ـ We are residents of Arak province.
ـ Are there many Armenians in Arak?
ـ Well, I think there are 100 or 150 Armenian families there.
ـ Where are they in that province?
ـ Mostly in Shazand, because there are many factories there, oil, petrochemicals and related plants.
ـ Is your lady-wife also from Arak?
ـ Yes, we all come from there.
Then the Leader says: That’s interesting. I knew that we have Armenian in Isfahan, Urumia, Tabriz and Tehran but I didn’t know that there were Armenians in Arak too. Well, I hope that the Armenian community, wherever they live in Iran, will be happy and prosperous.

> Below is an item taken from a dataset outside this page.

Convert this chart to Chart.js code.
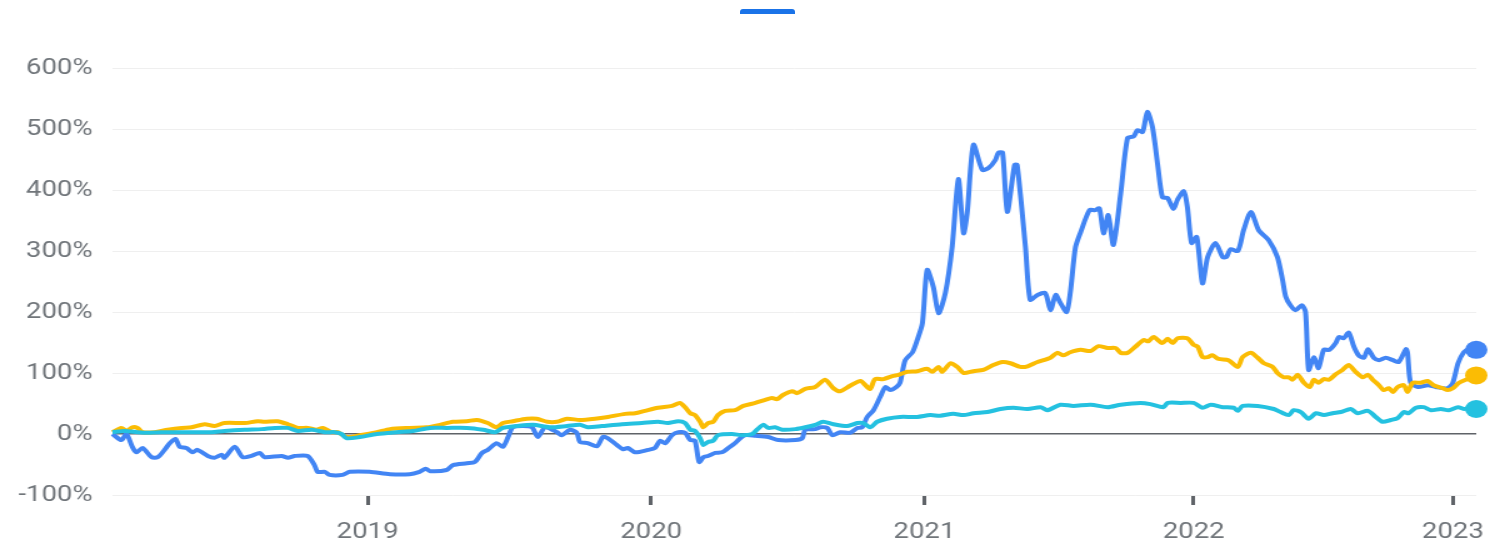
<!DOCTYPE html>
<html>
<head>
<meta charset="utf-8">
<title>Rendimiento comparado</title>
<script src="https://cdn.jsdelivr.net/npm/chart.js@4.4.1/dist/chart.umd.min.js"></script>
<style>
  html, body { margin: 0; padding: 0; background: #fff; overflow: hidden; }
  #wrap { position: relative; width: 1488px; height: 544px; }
  /* el lienzo se dibuja más estrecho y se estira en horizontal */
  #stretch { position: absolute; left: 0; top: 0; width: 1191px; height: 544px; transform: scaleX(1.25); transform-origin: 0 0; }
  #tab { position: absolute; left: 740px; top: 9px; width: 55px; height: 5px; background: #1a73e8; border-radius: 3px 3px 0 0; }
</style>
</head>
<body>
<div id="wrap">
  <div id="stretch"><canvas id="grafica" width="1191" height="544"></canvas></div>
  <div id="tab"></div>
</div>
<script>
// Semanas desde el inicio de la serie (eje X) y variación en % (eje Y)
const weekMax = 262;
const yearTickWeeks = [49.0, 103.5, 156.0, 207.7, 257.5];
const yearLabels = ['2019', '2020', '2021', '2022', '2023'];
const yMin = -100, yMax = 600, yStep = 100;

// Serie azul
const stockPoints = [[0,0],[1.7,-10],[2.7,0],[3.8,-21],[4.6,-30],[5.8,-23],[7.5,-38],[8.7,-38],[10,-26],[11,-15],[12.1,-8],[12.9,-21],[14.2,-23],[15.4,-30],[16.3,-26],[18.3,-36],[19.6,-39],[21,-34],[21.5,-39],[23.5,-21],[25,-38],[26.7,-36],[28.3,-31],[29.2,-38],[32.5,-36],[33.7,-39],[35,-36],[37.5,-36],[38.8,-51],[39.4,-62],[40.8,-62],[41.7,-67],[44.2,-67],[45.6,-62],[49.4,-62],[53.3,-66],[57.1,-66],[59,-62],[60.2,-57],[61,-61],[64.2,-59],[65.4,-51],[68.1,-48],[69.6,-46],[71,-31],[72.1,-26],[73.8,-15],[75,-21],[76,-5],[76.9,11],[78.8,13],[80.6,11],[81.7,-5],[83.1,11],[85.4,3],[86.3,-2],[87.9,7],[89.2,2],[89.8,-13],[91.3,-15],[93.1,-20],[94.2,-5],[95.2,-7],[96.9,-18],[98.1,-25],[99,-23],[100.4,-30],[102.9,-26],[104.2,-23],[105.2,-11],[106.2,-15],[107.5,-2],[108.7,3],[110,2],[111,-10],[111.9,-11],[112.7,-46],[113.5,-38],[114.4,-36],[115.8,-31],[117.1,-30],[118.3,-23],[119.6,-15],[120.6,-7],[121.5,-2],[123.5,-3],[126,-5],[127.9,-10],[131.2,-10],[132.5,-7],[133.1,7],[135,8],[136,11],[137.3,10],[138.3,-2],[139.8,3],[141.7,2],[143.1,10],[144,11],[145,28],[146.2,39],[147.5,61],[148.5,77],[149.4,72],[150.6,77],[151.3,84],[152.3,121],[153.7,134],[154.6,154],[155.6,182],[156.5,269],[157.7,241],[158.7,198],[160,231],[161.3,306],[162.5,418],[163.5,329],[164.2,362],[165.4,474],[167.1,433],[168.3,436],[169.6,449],[170.2,461],[171,461],[171.9,364],[173.3,441],[173.8,441],[175.4,306],[176.3,220],[177.7,228],[179.2,231],[180.2,203],[181.2,228],[182.1,215],[183.3,200],[184,231],[185,306],[186,331],[187.7,367],[188.8,367],[189.6,370],[190.4,329],[191.3,359],[192.3,310],[193.7,395],[195,485],[196.2,488],[196.9,498],[197.9,495],[198.8,528],[199.8,503],[200.8,441],[201.7,388],[202.7,387],[203.8,369],[204.6,384],[205.8,398],[206.5,372],[207.3,313],[208.3,323],[209.4,247],[210.4,290],[211.9,313],[213.3,290],[214,290],[214.8,303],[216.2,300],[217.3,334],[218.7,364],[220.2,334],[222.1,318],[223.8,290],[224.8,252],[225.4,225],[226.3,211],[227.3,203],[228.5,211],[229.2,200],[229.8,105],[230.8,126],[231.7,108],[232.7,138],[233.8,138],[235,149],[235.6,159],[236.5,157],[237.5,166],[238.5,143],[239.4,129],[240.4,125],[241.2,139],[242.3,125],[243.3,121],[244.6,125],[246,121],[247.1,118],[248.5,139],[248.8,133],[249.4,84],[250.8,77],[252.7,80],[254.2,77],[256.5,75],[257.5,84],[258.5,116],[259.6,134],[260.6,139],[262,138]];

// Serie amarilla
const peerPoints = [[0,3],[1.7,10],[2.7,5],[3.8,11],[4.8,10],[5.8,3],[8.1,3],[10.6,7],[13.3,10],[15.2,11],[17.7,16],[19.6,13],[21.5,18],[25.4,18],[27.9,21],[29.2,20],[31.7,21],[33.7,16],[35.6,10],[37.5,10],[39.2,7],[40.4,10],[42.1,3],[43.3,3],[45,-5],[47.5,-2],[50.8,3],[53.3,8],[57.1,10],[60.4,11],[62.9,15],[65.4,20],[68.1,21],[70,23],[72.1,18],[73.8,11],[75,18],[76.9,21],[79.6,25],[81.5,25],[83.5,20],[85.4,20],[87.3,25],[89.8,23],[92.7,25],[95.2,28],[98.5,33],[100.4,34],[102.3,38],[104.8,43],[107.5,46],[109,51],[110,44],[111,34],[111.9,31],[112.9,20],[113.5,11],[114.4,18],[115.4,20],[116.3,31],[117.7,38],[119.6,39],[121.2,46],[123.5,51],[125.4,56],[126.7,59],[127.7,57],[128.8,64],[130.6,70],[131.5,67],[133.1,74],[135,77],[136.9,89],[138.5,75],[139.8,70],[141.7,79],[143.7,87],[145,77],[145.6,74],[146.5,90],[148.1,90],[149.8,95],[151,97],[152.7,102],[154.6,103],[156.5,107],[157.5,102],[158.7,110],[159.4,102],[161,116],[162.3,110],[163.5,100],[165.4,103],[167.3,105],[169.2,113],[171,118],[172.5,116],[174.4,110],[175.8,111],[177.7,118],[180.2,125],[181.5,133],[182.7,129],[184,134],[186,138],[187.9,136],[189.4,144],[191.2,141],[192.7,141],[193.7,133],[195,133],[196.5,143],[198.1,154],[199,152],[200,159],[201.7,149],[202.7,156],[203.7,149],[204.6,157],[206.5,157],[207.7,146],[208.5,143],[209.4,126],[210.4,126],[211.3,129],[212.5,123],[214.4,121],[216.2,110],[217.1,126],[218.7,133],[220,125],[221.2,116],[222.9,110],[223.8,100],[225,93],[226,93],[226.7,89],[227.7,97],[228.8,85],[230,77],[230.8,89],[231.7,84],[232.7,90],[233.7,89],[235,98],[236.3,105],[237.5,113],[238.8,102],[240.2,93],[241.2,97],[242.1,89],[243.3,80],[244.2,72],[245.2,75],[246,69],[246.9,77],[248.1,80],[248.8,69],[249.8,84],[251.3,84],[252.7,87],[253.8,80],[255.6,75],[256.5,72],[257.5,75],[258.7,84],[260,89],[261.3,93],[262,96]];

// Serie celeste
const indexPoints = [[0,3],[2.3,5],[4.8,3],[6.7,2],[9.4,3],[12.5,3],[15.8,3],[19,3],[21.5,5],[25.4,7],[28.7,8],[31.2,10],[33.7,10],[35.6,5],[38.3,7],[40.8,3],[42.7,3],[44,0],[45,-7],[47.5,-5],[50.8,0],[54.6,3],[57.7,5],[61,10],[64.2,10],[68.1,10],[71.2,7],[73.5,3],[75,10],[77.7,13],[80.8,15],[84,11],[87.3,13],[89.8,15],[91.3,11],[94,13],[97.9,16],[101.7,18],[104.8,20],[106.7,18],[108.7,21],[110,18],[111,7],[111.9,5],[112.9,-7],[113.5,-18],[114.4,-13],[115.4,-11],[116.3,-2],[119,0],[121,-2],[122.9,0],[123.8,7],[125,15],[126,10],[127.3,11],[128.7,7],[131.2,8],[133.1,11],[135,15],[136.5,20],[138.5,16],[141.2,13],[143.1,18],[144.2,18],[145.6,11],[146.9,20],[148.8,25],[151.3,28],[154.6,28],[157.1,31],[159,30],[161.5,33],[163.5,31],[165.4,34],[168.1,36],[170.6,41],[173.1,43],[175.8,41],[178.3,44],[179.6,39],[182.1,48],[184.6,46],[187.9,48],[191.2,44],[193.7,48],[197.5,51],[199.4,49],[201.9,44],[202.7,51],[205.2,51],[207.7,51],[209.4,43],[211,48],[213.3,44],[215.4,43],[216.2,38],[217.1,46],[220,46],[223.1,41],[224.4,36],[226,31],[226.9,39],[228.3,36],[229.8,25],[231.2,34],[232.7,31],[234.4,34],[236,36],[237.9,41],[239.2,34],[241.2,38],[242.7,28],[244,20],[245.6,23],[246.9,26],[248.1,36],[249,34],[250.4,43],[251.9,44],[253.3,39],[255.2,41],[256.7,39],[258.5,44],[259.6,41],[261,43],[262,41]];

const toXY = (pts) => pts.map(p => ({ x: p[0], y: p[1] }));

// solo el último punto lleva círculo
function lastPointRadius(ctx) {
    return ctx.dataIndex === ctx.dataset.data.length - 1 ? 9 : 0;
}

function serie(label, pts, color, order) {
    return {
        label: label,
        data: toXY(pts),
        borderColor: color,
        backgroundColor: color,
        borderWidth: 4,
        pointRadius: lastPointRadius,
        pointHoverRadius: lastPointRadius,
        pointBorderWidth: 0,
        tension: 0.25,
        clip: false,
        order: order
    };
}

const ctx = document.getElementById('grafica').getContext('2d');
const chart = new Chart(ctx, {
    type: 'line',
    data: {
        datasets: [
            serie('Índice', indexPoints, '#24c1e0', 0),
            serie('Sector', peerPoints, '#fbbc04', 1),
            serie('Acción', stockPoints, '#4285f4', 2)
        ]
    },
    options: {
        responsive: false,
        animation: false,
        layout: { padding: { top: 68, right: 10, left: 0, bottom: 0 } },
        plugins: { legend: { display: false }, tooltip: { enabled: false } },
        scales: {
            x: {
                type: 'linear',
                min: 0,
                max: weekMax,
                afterBuildTicks: (axis) => { axis.ticks = yearTickWeeks.map(v => ({ value: v })); },
                afterFit: (axis) => {
                    axis.height = 49;
                    // la etiqueta "2023" puede salirse un poco por la derecha
                    axis.paddingLeft = 0;
                    axis.paddingRight = 0;
                },
                border: { display: false },
                grid: {
                    drawOnChartArea: false,
                    drawTicks: true,
                    tickLength: 10,
                    tickWidth: 3,
                    tickColor: '#5f6368'
                },
                ticks: {
                    autoSkip: false,
                    maxRotation: 0,
                    padding: 14,
                    color: '#70757a',
                    font: { family: 'Roboto', size: 22 },
                    callback: (v) => yearLabels[yearTickWeeks.indexOf(v)]
                }
            },
            y: {
                min: yMin,
                max: yMax,
                afterFit: (axis) => { axis.width = 90; },
                border: { display: false },
                grid: {
                    drawTicks: false,
                    color: (c) => c.tick && c.tick.value === 0 ? '#5f6368' : '#efefef',
                    lineWidth: (c) => c.tick && c.tick.value === 0 ? 1.5 : 1
                },
                ticks: {
                    stepSize: yStep,
                    padding: 16,
                    color: '#70757a',
                    font: { family: 'Roboto', size: 22 },
                    callback: (v) => v + '%'
                }
            }
        }
    }
});
</script>
</body>
</html>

I also remember a sweet joke the Leader said. But I must explain it:
Before Mr. Khamenei’s arriving, I had poured cups of tea for the Leader’s companions and for all of us but when Mr. Khamenei arrived, we forgot to bring tea for him because of the exited atmosphere. Now in the middle of the meeting when Mr. Khamenei was talking to mother, my father who noticed there was no cup of tea in front of the Leader did slowly push his own cup of tea towards Mr. Khamenei. When the Leader finished his conversation with mother, he looked at the cup of tea in front of him and said humorously: firstly this tea has gone cold, secondly it’s not my cup of tea, whoever it belongs to must drink it and thirdly this is a large cup, if you don’t mind bring me a cup half as much!
Altogether Mr. Khamenei’s meeting with us was so warm, intimate and kind that we all felt we were talking to a member of our own family; he seemed to have come to his own sister’s house.
Another subject of conversation with us was a discussion about the condition of churches in Iran after the Revolution and our interest in them. At one point Mr. Khamenei talked about priests and preachers and commented: Well, if a priest knows what to say, the youth will be attracted and would go to churches more often, but if he repeats some old stuff or matters the young could hardly understand, then he cannot absorb the youth.
At this point I said: Fortunately after the Islamic Revolution, the atmosphere in our churches has dramatically changed; the young people’s attendance has increased and it’s daily increasing.
The Leader then said:
ـ This is a great aspect of a religious revolution. Although it is an Islamic Revolution, it has affected all religious beliefs and faiths. This is a global phenomenon, not only in Iran. The Iranian Revolution brought about the importance of religion and so you see now that there is a new outlook toward religion. As you may remember I was a member of our Revolutionary Council in the years 1979 and 1980. Then we heard news about the solidarity movement in Poland whose mottos were in support of the Polish church. This happened in a country where the Communist governments had fought the church and Christian churches for some 40 years but the new generation who was brought up under Communism, this new, young generation supported the church heartily. At the Revolutionary Council there were different analyses about this Polish movement. I was of the opinion that our Revolution had somehow left its marks on the Polish movement, in other words, our religious movement which attracted attention to the possibility of a religious state had that effect. What you said about increasing number of youth attending church ceremonies must be true. Of course there are all sorts of entertainments for the young people but going to church helps them spiritually.
When the Leader rose to say good-bye, we found out how warm and sweet his presence was because none of us had noticed the passage of time.
We all thanked him a lot for his visit and father thanked him more than others: You came to our humble house and illuminated it. May God keep you in good health for Iran, for all of us, we hope we shall continue to live under your pleasant shadow and may God grant you a long, long life.
I had never heard father speak so sweetly and fluently!
Finally Mr. Khamenei said: Our purpose of this meeting was to congratulate you on the occasion of Christmas, to congratulate you, your wife and the whole family as well as paying respect to the high status of martyrs including your young son who chose to fight for his country and was martyred; in one word, we come here to honour him.
The Leader, before departing, gave a precious gift to mother and said: this is just a keep-sake for you, madam, may God bless you and good-bye.